▸ Instruction
Every record must appear in your copy exactly as written, with no pictures.

Excerpt from a dataset
-=-=-=-=-
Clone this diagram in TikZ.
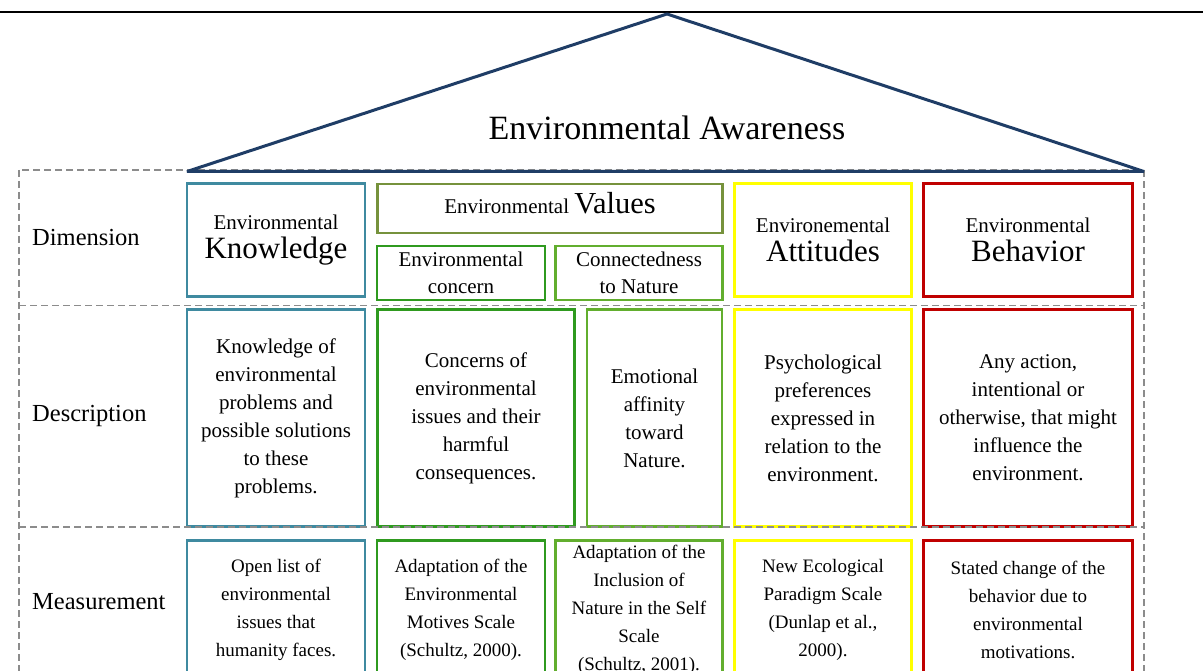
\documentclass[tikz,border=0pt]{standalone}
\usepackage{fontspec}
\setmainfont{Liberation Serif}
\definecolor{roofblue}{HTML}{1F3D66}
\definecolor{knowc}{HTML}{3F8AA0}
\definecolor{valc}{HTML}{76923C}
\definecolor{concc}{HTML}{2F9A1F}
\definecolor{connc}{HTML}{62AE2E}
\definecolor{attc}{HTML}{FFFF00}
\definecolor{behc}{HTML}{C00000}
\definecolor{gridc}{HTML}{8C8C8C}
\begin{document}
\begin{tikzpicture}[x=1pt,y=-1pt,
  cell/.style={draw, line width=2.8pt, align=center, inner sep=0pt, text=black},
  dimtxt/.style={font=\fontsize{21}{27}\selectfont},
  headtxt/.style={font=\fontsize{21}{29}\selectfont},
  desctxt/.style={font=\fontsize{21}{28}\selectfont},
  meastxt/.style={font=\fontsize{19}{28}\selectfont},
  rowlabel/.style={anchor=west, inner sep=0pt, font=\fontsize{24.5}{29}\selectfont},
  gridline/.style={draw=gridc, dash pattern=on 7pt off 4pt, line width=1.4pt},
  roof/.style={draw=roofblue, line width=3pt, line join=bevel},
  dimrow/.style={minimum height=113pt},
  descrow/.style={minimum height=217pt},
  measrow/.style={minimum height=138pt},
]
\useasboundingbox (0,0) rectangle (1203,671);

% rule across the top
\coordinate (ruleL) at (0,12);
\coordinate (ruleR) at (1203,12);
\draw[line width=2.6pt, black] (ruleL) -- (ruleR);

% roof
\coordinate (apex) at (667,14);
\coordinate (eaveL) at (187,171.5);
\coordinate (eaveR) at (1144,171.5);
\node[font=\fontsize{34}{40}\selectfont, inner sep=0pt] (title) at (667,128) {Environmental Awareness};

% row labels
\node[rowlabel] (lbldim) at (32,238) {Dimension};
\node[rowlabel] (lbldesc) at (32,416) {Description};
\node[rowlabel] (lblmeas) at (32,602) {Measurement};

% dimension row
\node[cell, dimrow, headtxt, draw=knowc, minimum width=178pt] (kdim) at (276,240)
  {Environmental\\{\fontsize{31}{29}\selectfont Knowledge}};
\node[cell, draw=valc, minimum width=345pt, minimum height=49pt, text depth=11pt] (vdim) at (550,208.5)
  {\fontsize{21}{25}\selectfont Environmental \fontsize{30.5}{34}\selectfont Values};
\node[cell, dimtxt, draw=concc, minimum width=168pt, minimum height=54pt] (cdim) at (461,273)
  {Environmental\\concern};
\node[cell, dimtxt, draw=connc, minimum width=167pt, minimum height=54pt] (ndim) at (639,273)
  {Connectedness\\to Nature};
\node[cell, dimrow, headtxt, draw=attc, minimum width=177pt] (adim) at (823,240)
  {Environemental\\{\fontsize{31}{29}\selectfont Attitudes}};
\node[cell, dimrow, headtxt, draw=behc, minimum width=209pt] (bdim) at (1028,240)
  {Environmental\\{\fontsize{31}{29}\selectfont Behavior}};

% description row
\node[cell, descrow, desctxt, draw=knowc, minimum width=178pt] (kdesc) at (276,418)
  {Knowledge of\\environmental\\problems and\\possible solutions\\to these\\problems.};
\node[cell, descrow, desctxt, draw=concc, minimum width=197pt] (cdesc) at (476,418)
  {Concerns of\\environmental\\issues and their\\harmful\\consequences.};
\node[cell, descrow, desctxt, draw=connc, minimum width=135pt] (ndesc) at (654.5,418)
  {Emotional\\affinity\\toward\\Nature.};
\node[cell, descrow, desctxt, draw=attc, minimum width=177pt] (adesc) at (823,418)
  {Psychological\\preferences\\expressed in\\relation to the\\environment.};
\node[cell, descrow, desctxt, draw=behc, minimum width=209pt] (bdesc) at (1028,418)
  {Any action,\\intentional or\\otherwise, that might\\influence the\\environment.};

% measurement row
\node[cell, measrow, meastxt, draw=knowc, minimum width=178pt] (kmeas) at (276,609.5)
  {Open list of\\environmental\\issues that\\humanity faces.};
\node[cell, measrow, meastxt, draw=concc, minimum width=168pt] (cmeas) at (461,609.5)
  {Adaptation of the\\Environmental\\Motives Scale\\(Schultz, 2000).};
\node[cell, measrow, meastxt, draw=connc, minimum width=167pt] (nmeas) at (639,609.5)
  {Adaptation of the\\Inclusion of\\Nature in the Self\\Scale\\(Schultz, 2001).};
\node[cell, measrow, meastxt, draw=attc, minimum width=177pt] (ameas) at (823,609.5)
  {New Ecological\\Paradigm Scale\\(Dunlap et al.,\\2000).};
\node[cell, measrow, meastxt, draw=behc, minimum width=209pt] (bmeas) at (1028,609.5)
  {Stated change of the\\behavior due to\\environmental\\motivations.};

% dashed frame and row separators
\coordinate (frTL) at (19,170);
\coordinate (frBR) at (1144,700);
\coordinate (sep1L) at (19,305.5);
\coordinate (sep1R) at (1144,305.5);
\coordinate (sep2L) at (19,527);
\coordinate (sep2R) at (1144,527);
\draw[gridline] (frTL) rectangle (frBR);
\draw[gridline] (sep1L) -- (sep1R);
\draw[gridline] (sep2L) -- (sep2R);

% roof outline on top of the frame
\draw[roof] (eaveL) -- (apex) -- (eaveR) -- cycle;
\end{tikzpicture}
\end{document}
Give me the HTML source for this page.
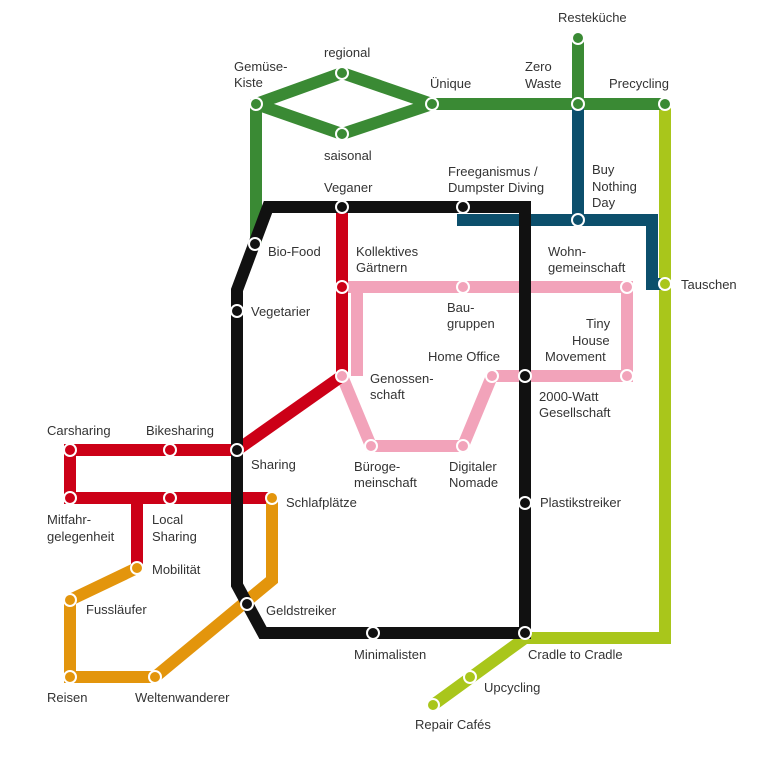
-=-=-=-=-
▸ Solution
Clone this diagram in TikZ.
\documentclass[tikz,border=0pt]{standalone}
\usepackage{fontspec}
\setmainfont{Liberation Serif}
\definecolor{roofblue}{HTML}{1F3D66}
\definecolor{knowc}{HTML}{3F8AA0}
\definecolor{valc}{HTML}{76923C}
\definecolor{concc}{HTML}{2F9A1F}
\definecolor{connc}{HTML}{62AE2E}
\definecolor{attc}{HTML}{FFFF00}
\definecolor{behc}{HTML}{C00000}
\definecolor{gridc}{HTML}{8C8C8C}
\begin{document}
\begin{tikzpicture}[x=1pt,y=-1pt,
  cell/.style={draw, line width=2.8pt, align=center, inner sep=0pt, text=black},
  dimtxt/.style={font=\fontsize{21}{27}\selectfont},
  headtxt/.style={font=\fontsize{21}{29}\selectfont},
  desctxt/.style={font=\fontsize{21}{28}\selectfont},
  meastxt/.style={font=\fontsize{19}{28}\selectfont},
  rowlabel/.style={anchor=west, inner sep=0pt, font=\fontsize{24.5}{29}\selectfont},
  gridline/.style={draw=gridc, dash pattern=on 7pt off 4pt, line width=1.4pt},
  roof/.style={draw=roofblue, line width=3pt, line join=bevel},
  dimrow/.style={minimum height=113pt},
  descrow/.style={minimum height=217pt},
  measrow/.style={minimum height=138pt},
]
\useasboundingbox (0,0) rectangle (1203,671);

% rule across the top
\coordinate (ruleL) at (0,12);
\coordinate (ruleR) at (1203,12);
\draw[line width=2.6pt, black] (ruleL) -- (ruleR);

% roof
\coordinate (apex) at (667,14);
\coordinate (eaveL) at (187,171.5);
\coordinate (eaveR) at (1144,171.5);
\node[font=\fontsize{34}{40}\selectfont, inner sep=0pt] (title) at (667,128) {Environmental Awareness};

% row labels
\node[rowlabel] (lbldim) at (32,238) {Dimension};
\node[rowlabel] (lbldesc) at (32,416) {Description};
\node[rowlabel] (lblmeas) at (32,602) {Measurement};

% dimension row
\node[cell, dimrow, headtxt, draw=knowc, minimum width=178pt] (kdim) at (276,240)
  {Environmental\\{\fontsize{31}{29}\selectfont Knowledge}};
\node[cell, draw=valc, minimum width=345pt, minimum height=49pt, text depth=11pt] (vdim) at (550,208.5)
  {\fontsize{21}{25}\selectfont Environmental \fontsize{30.5}{34}\selectfont Values};
\node[cell, dimtxt, draw=concc, minimum width=168pt, minimum height=54pt] (cdim) at (461,273)
  {Environmental\\concern};
\node[cell, dimtxt, draw=connc, minimum width=167pt, minimum height=54pt] (ndim) at (639,273)
  {Connectedness\\to Nature};
\node[cell, dimrow, headtxt, draw=attc, minimum width=177pt] (adim) at (823,240)
  {Environemental\\{\fontsize{31}{29}\selectfont Attitudes}};
\node[cell, dimrow, headtxt, draw=behc, minimum width=209pt] (bdim) at (1028,240)
  {Environmental\\{\fontsize{31}{29}\selectfont Behavior}};

% description row
\node[cell, descrow, desctxt, draw=knowc, minimum width=178pt] (kdesc) at (276,418)
  {Knowledge of\\environmental\\problems and\\possible solutions\\to these\\problems.};
\node[cell, descrow, desctxt, draw=concc, minimum width=197pt] (cdesc) at (476,418)
  {Concerns of\\environmental\\issues and their\\harmful\\consequences.};
\node[cell, descrow, desctxt, draw=connc, minimum width=135pt] (ndesc) at (654.5,418)
  {Emotional\\affinity\\toward\\Nature.};
\node[cell, descrow, desctxt, draw=attc, minimum width=177pt] (adesc) at (823,418)
  {Psychological\\preferences\\expressed in\\relation to the\\environment.};
\node[cell, descrow, desctxt, draw=behc, minimum width=209pt] (bdesc) at (1028,418)
  {Any action,\\intentional or\\otherwise, that might\\influence the\\environment.};

% measurement row
\node[cell, measrow, meastxt, draw=knowc, minimum width=178pt] (kmeas) at (276,609.5)
  {Open list of\\environmental\\issues that\\humanity faces.};
\node[cell, measrow, meastxt, draw=concc, minimum width=168pt] (cmeas) at (461,609.5)
  {Adaptation of the\\Environmental\\Motives Scale\\(Schultz, 2000).};
\node[cell, measrow, meastxt, draw=connc, minimum width=167pt] (nmeas) at (639,609.5)
  {Adaptation of the\\Inclusion of\\Nature in the Self\\Scale\\(Schultz, 2001).};
\node[cell, measrow, meastxt, draw=attc, minimum width=177pt] (ameas) at (823,609.5)
  {New Ecological\\Paradigm Scale\\(Dunlap et al.,\\2000).};
\node[cell, measrow, meastxt, draw=behc, minimum width=209pt] (bmeas) at (1028,609.5)
  {Stated change of the\\behavior due to\\environmental\\motivations.};

% dashed frame and row separators
\coordinate (frTL) at (19,170);
\coordinate (frBR) at (1144,700);
\coordinate (sep1L) at (19,305.5);
\coordinate (sep1R) at (1144,305.5);
\coordinate (sep2L) at (19,527);
\coordinate (sep2R) at (1144,527);
\draw[gridline] (frTL) rectangle (frBR);
\draw[gridline] (sep1L) -- (sep1R);
\draw[gridline] (sep2L) -- (sep2R);

% roof outline on top of the frame
\draw[roof] (eaveL) -- (apex) -- (eaveR) -- cycle;
\end{tikzpicture}
\end{document}
Give me the HTML source for this page.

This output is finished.